Les réunions de présentation des plans sectoriels vous ont-elles apporté un certain enseignement ?

J’ai été agréablement surpris par les avis des communes. Schuttrange, par exemple, a dit qu’elle ne voulait pas être commune prioritaire, qu’elle en a assez d’exploser, assez de cet accroissement excessif car elle n’arrive plus à financer ses infrastructures. C’est bien la preuve que nous avons besoin de mener ce débat et de revenir sur les bases de l’aménagement du territoire. Nous devons nous reconcentrer sur les grands centres de développement que sont par exemple Luxembourg, Esch-Belval, Dudelange, Differdange ou Ettelbruck/Diekirch. Ce débat a déjà été déclenché par le dépôt des plans sectoriels et nous devons parvenir, à la fin de cette législature, à adopter des règles de planification.

Les plans ne sont-ils pas là pour tout régler ?

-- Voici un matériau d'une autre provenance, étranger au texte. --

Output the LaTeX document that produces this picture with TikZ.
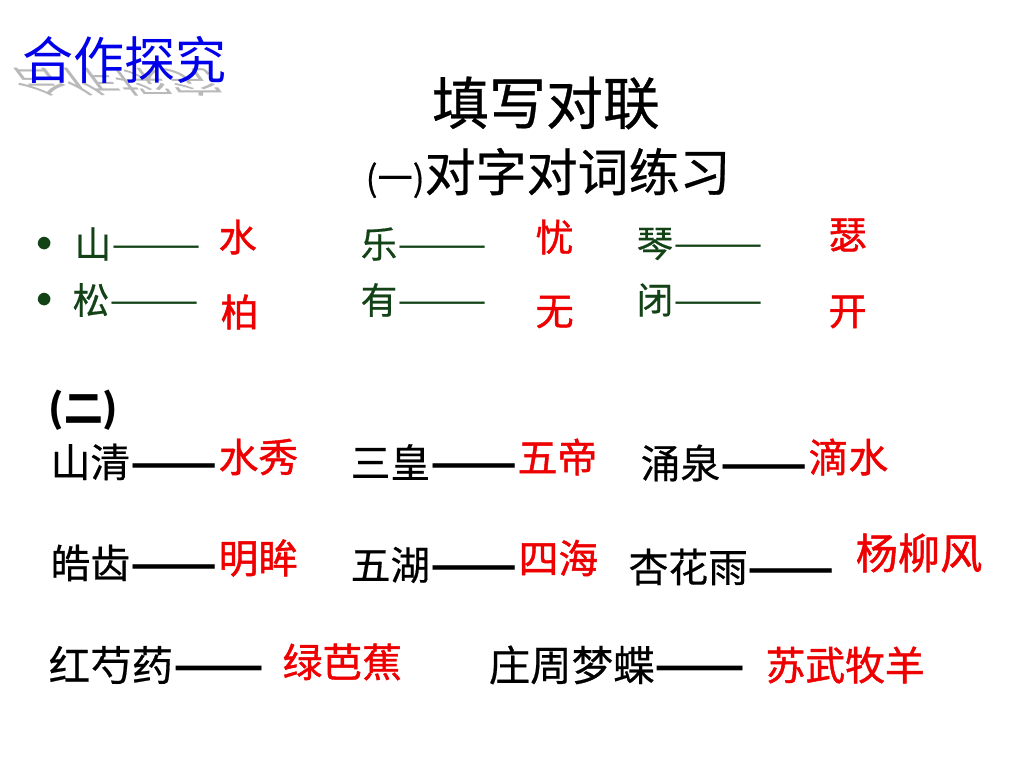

Nous n’avons pas besoin de tout régler à travers les plans sectoriels et j’aimerais privilégier une approche du bas vers le haut. Il y a beaucoup de choses que nous pouvons inclure dans d’autres lois et alléger les plans sectoriels. Le plan sectoriel qui est très important, c’est celui des transports. Il est très simple à définir, car nous réservons des couloirs pour les 15 ou 20 prochaines années. D’un autre côté, pour le plan sectoriel paysage, nous avons constaté aujourd’hui qu’il était plus facile de régler certaines choses à travers les lois sur la protection de la nature.

Au chapitre de la simplification administrative, il manque encore tout le volet environnement. Où en êtes-vous ?

Camille Gira [secrétaire d’État au Développement durable et aux Infrastructures] est en train de travailler sur ce volet et il est très impliqué dans le groupe de travail au sein du ministère de l’Intérieur. Nous aurons, je pense, une réforme qui ne va pas démanteler la législation sur l’environnement mais qui donnera plus de sécurité juridique, plus de prévisibilité et plus de transparence pour les entreprises. Je suis sûr que Camille Gira, qui est un homme de terrain, va trouver des solutions très pragmatiques qui seront présentées dans les prochains mois.